Utility that allows you to run Tika as a pool of forked JVMs to minimize memory issues.
It is a common issue when dealing with Tika to have parses that cause your entire JVM to crash due to out-of-memory conditions. There are some parameters that are intended to prevent these issues but the issues can still happen from time to time as described in https://issues.apache.org/jira/browse/TIKA-2575
There are also problems where a Tika parse will not return in sufficient time due to GC hell or some other CPU intense process and will cause issues.
This program attempts to deal with these problems:
- Launches a pool of forked JVMs that are all limited by the amount of memory they can use.
- Uses sockets (not HTTP) to send a stream of your document content to the Tika parser, and to receive back a stream of metadata and a stream of the parsed content.
- Uses commons-pool to provide fine-grained control the pool of the forked Tika JVMs.
- Returns various parameters to guarantee Tika parsers return a safe number of bytes, within a certain timeout, and will not have too many instances running at any given point.
maxHeapMb - the maximum heap size used by a forked tika parser
parseTimeoutMs - The maximum amount of time in milliseconds that a single parse can take.

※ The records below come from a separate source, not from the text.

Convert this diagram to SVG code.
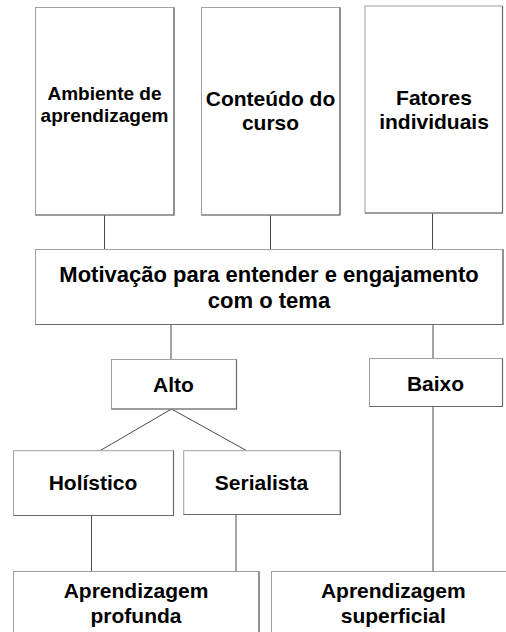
<svg xmlns="http://www.w3.org/2000/svg" width="506" height="632" viewBox="0 0 506 632">
<style>
.box{fill:#fff;stroke:#a0a0a0;stroke-width:1}
.sh{fill:none;stroke:#6a6a6a;stroke-width:1.2}
.t{font-family:"Liberation Sans",Arial,sans-serif;font-weight:bold;fill:#000;text-anchor:middle}
.c{stroke:#4a4a4a;stroke-width:1;fill:none}
</style>
<rect width="506" height="632" fill="#fff"/>
<g id="connectors">
<line class="c" x1="104.5" y1="215" x2="104.5" y2="249.5"/>
<line class="c" x1="270.5" y1="215" x2="270.5" y2="249.5"/>
<line class="c" x1="432.5" y1="213" x2="432.5" y2="249.5"/>
<line class="c" x1="171" y1="324.5" x2="171" y2="359.5"/>
<line class="c" x1="433" y1="324.5" x2="433" y2="358.5"/>
<line class="c" x1="171.5" y1="409" x2="100" y2="450.7"/>
<line class="c" x1="171.5" y1="409" x2="246.7" y2="450.7"/>
<line class="c" x1="91.5" y1="515.5" x2="91.5" y2="571.5"/>
<line class="c" x1="236" y1="514.5" x2="236" y2="571.5"/>
<line class="c" x1="433" y1="406.5" x2="433" y2="571.5"/>
</g>
<g id="ambiente">
<rect class="box" x="35.5" y="7.5" width="138.5" height="207.5"/>
<path class="sh" d="M174 7.5V215H35.5"/>
<text class="t" font-size="19" x="104.5" y="100">Ambiente de</text>
<text class="t" font-size="19" x="104.5" y="121.5">aprendizagem</text>
</g>
<g id="conteudo">
<rect class="box" x="201.5" y="7.5" width="138.5" height="207.5"/>
<path class="sh" d="M340 7.5V215H201.5"/>
<text class="t" font-size="21" x="270.5" y="106">Conteúdo do</text>
<text class="t" font-size="21" x="270.5" y="129.5">curso</text>
</g>
<g id="fatores">
<rect class="box" x="365" y="6" width="137.5" height="207"/>
<path class="sh" d="M502.5 6V213H365"/>
<text class="t" font-size="21" x="434" y="105">Fatores</text>
<text class="t" font-size="21" x="434" y="129">individuais</text>
</g>
<g id="motivacao">
<rect class="box" x="35.5" y="249.5" width="467.5" height="75"/>
<path class="sh" d="M503 249.5V324.5H35.5"/>
<text class="t" font-size="22" x="269" y="281.7">Motivação para entender e engajamento</text>
<text class="t" font-size="22" x="269" y="308">com o tema</text>
</g>
<g id="alto">
<rect class="box" x="111.5" y="359.5" width="125" height="49.5"/>
<path class="sh" d="M236.5 359.5V409H111.5"/>
<text class="t" font-size="21" x="173.5" y="391.7">Alto</text>
</g>
<g id="baixo">
<rect class="box" x="369.5" y="358.5" width="133" height="48"/>
<path class="sh" d="M502.5 358.5V406.5H369.5"/>
<text class="t" font-size="21" x="435.5" y="390.5">Baixo</text>
</g>
<g id="holistico">
<rect class="box" x="13.5" y="450.7" width="160" height="64.8"/>
<path class="sh" d="M173.5 450.7V515.5H13.5"/>
<text class="t" font-size="21" x="93" y="490">Holístico</text>
</g>
<g id="serialista">
<rect class="box" x="183.7" y="450.7" width="156.6" height="63.8"/>
<path class="sh" d="M340.3 450.7V514.5H183.7"/>
<text class="t" font-size="21" x="261.5" y="490">Serialista</text>
</g>
<g id="profunda">
<rect class="box" x="13.5" y="571.5" width="245.5" height="80"/>
<path class="sh" d="M259 571.5V652"/>
<text class="t" font-size="21" x="136" y="598">Aprendizagem</text>
<text class="t" font-size="21" x="136" y="623">profunda</text>
</g>
<g id="superficial">
<rect class="box" x="271.5" y="571.5" width="250" height="80"/>
<text class="t" font-size="21" x="393.3" y="598">Aprendizagem</text>
<text class="t" font-size="21" x="393.3" y="623">superficial</text>
</g>
</svg>
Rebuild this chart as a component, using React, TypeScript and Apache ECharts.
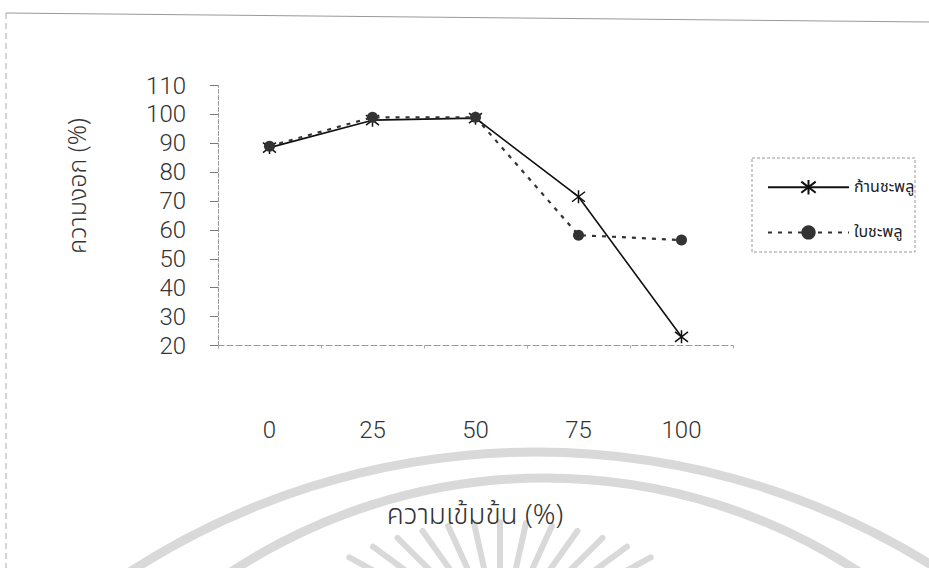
import React, { useEffect, useRef } from "react";
import * as echarts from "echarts";

const categories = ["0", "25", "50", "75", "100"];
const stemValues = [88.5, 98, 98.7, 71.5, 23];
const leafValues = [89, 99, 99, 58.2, 56.5];
const seriesNames = ["ก้านชะพลู", "ใบชะพลู"];
const xTitle = "ความเข้มข้น (%)";
const yTitle = "ความงอก (%)";

const STAR = "path://M-1,-1L1,1M-1,1L1,-1M0,-1.3L0,1.3";
const NUM_FONT = "Roboto, 'Liberation Sans', Arial, sans-serif";
const THAI_FONT = "'Noto Sans Thai', 'Noto Sans', 'DejaVu Sans', sans-serif";

function watermark(): any[] {
  const color = "#d9d9d9";
  const items: any[] = [
    {
      type: "arc",
      silent: true,
      z: -10,
      shape: { cx: 536, cy: 1200, r: 748, startAngle: Math.PI * 1.1, endAngle: Math.PI * 1.9 },
      style: { stroke: color, lineWidth: 9, fill: "none" },
    },
    {
      type: "arc",
      silent: true,
      z: -10,
      shape: { cx: 545, cy: 1050, r: 572, startAngle: Math.PI * 1.1, endAngle: Math.PI * 1.9 },
      style: { stroke: color, lineWidth: 9, fill: "none" },
    },
  ];
  const tcx = 500;
  const tcy = 861;
  const tr = 339;
  const fx = 500;
  const fy = 640;
  for (let i = -6; i <= 6; i++) {
    const a = (i * 4.4 * Math.PI) / 180;
    const x1 = tcx + Math.sin(a) * tr;
    const y1 = tcy - Math.cos(a) * tr;
    const dx = fx - x1;
    const dy = fy - y1;
    const len = Math.sqrt(dx * dx + dy * dy);
    const L = 80;
    items.push({
      type: "line",
      silent: true,
      z: -10,
      shape: { x1, y1, x2: x1 + (dx / len) * L, y2: y1 + (dy / len) * L },
      style: { stroke: color, lineWidth: 6, lineCap: "round" },
    });
  }
  return items;
}

export default function App() {
  const ref = useRef<HTMLDivElement>(null);
  useEffect(() => {
    if (!ref.current) return;
    const chart = echarts.init(ref.current, undefined, { renderer: "svg" });
    chart.setOption({
      animation: false,
      backgroundColor: "#ffffff",
      grid: { left: 218, top: 85.5, width: 515, height: 260, containLabel: false },
      legend: {
        orient: "vertical",
        left: 762,
        top: 174,
        itemWidth: 81,
        itemHeight: 18,
        itemGap: 29,
        textStyle: { fontSize: 16, color: "#222", fontFamily: THAI_FONT },
        data: seriesNames,
      },
      xAxis: {
        type: "category",
        data: categories,
        boundaryGap: true,
        axisLine: { show: true, lineStyle: { color: "#999", width: 1, type: [6, 3] } },
        axisTick: { show: true, length: 3, lineStyle: { color: "#aaa" } },
        axisLabel: { margin: 72, fontSize: 24, fontWeight: 300, color: "#333", fontFamily: NUM_FONT },
        splitLine: { show: false },
      },
      yAxis: {
        type: "value",
        min: 20,
        max: 110,
        interval: 10,
        axisLine: { show: true, lineStyle: { color: "#999", width: 1, type: [4, 2] } },
        axisTick: { show: true, length: 8, lineStyle: { color: "#777" } },
        axisLabel: { margin: 32, fontSize: 24, fontWeight: 300, color: "#333", fontFamily: NUM_FONT },
        splitLine: { show: false },
      },
      series: [
        {
          name: seriesNames[0],
          type: "line",
          data: stemValues,
          symbol: STAR,
          symbolSize: 13,
          lineStyle: { color: "#111", width: 1.6, type: "solid" },
          itemStyle: { color: "#111", borderColor: "#111", borderWidth: 1.5 },
          z: 2,
        },
        {
          name: seriesNames[1],
          type: "line",
          data: leafValues,
          symbol: "circle",
          symbolSize: 11,
          lineStyle: { color: "#333", width: 2.2, type: [4, 6] },
          itemStyle: { color: "#333" },
          z: 3,
        },
      ],
      graphic: [
        ...watermark(),
        {
          type: "line",
          silent: true,
          shape: { x1: 6, y1: 13, x2: 929, y2: 22 },
          style: { stroke: "#999", lineWidth: 1 },
        },
        {
          type: "line",
          silent: true,
          shape: { x1: 6, y1: 13, x2: 6, y2: 568 },
          style: { stroke: "#aaa", lineWidth: 1, lineDash: [6, 4] },
        },
        {
          type: "rect",
          silent: true,
          shape: { x: 752, y: 158, width: 163, height: 94 },
          style: { stroke: "#999", lineWidth: 1, fill: "none", lineDash: [3, 2] },
        },
        {
          type: "text",
          silent: true,
          x: 475,
          y: 515,
          style: {
            text: xTitle,
            fontSize: 28,
            fontWeight: 300,
            fill: "#333",
            fontFamily: THAI_FONT,
            align: "center",
            verticalAlign: "middle",
          },
        },
        {
          type: "text",
          silent: true,
          x: 78,
          y: 186,
          rotation: Math.PI / 2,
          style: {
            text: yTitle,
            fontSize: 25,
            fontWeight: 300,
            fill: "#333",
            fontFamily: THAI_FONT,
            align: "center",
            verticalAlign: "middle",
          },
        },
      ],
    });
    return () => chart.dispose();
  }, []);
  return <div ref={ref} style={{ width: 929, height: 568, position: "absolute", left: 0, top: 0 }} />;
}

If a parser does not return by this time, the forked tika parser will be terminated.
minIdle - The minimum number of tika processes that must be live in the pool. -1 for no minimum.
maxIdle - The maximum number of tika processes that may be idle in the pool. -1 for no maximum.
maxTotal - The maximum number of tika processes allowed to be active. -1 for no limit.
blockWhenExhausted -Block when pool is exhausted. If this is set, will block the thread and wait until a tika process is available.
maxWaitMillis - Max wait for tika process - The maximum time to wait for a tika process.
timeBetweenEvictionRunsMillis - Time between eviction checks. The amount of time between the Eviction Runner Thread checks for idle tika processes to evict from the pool.
maxBytesReturned - Sets the maximum amount of bytes that can be returned from the parser.
See the Tika Fork Process Unit Tests for several detailed examples of how to use the program.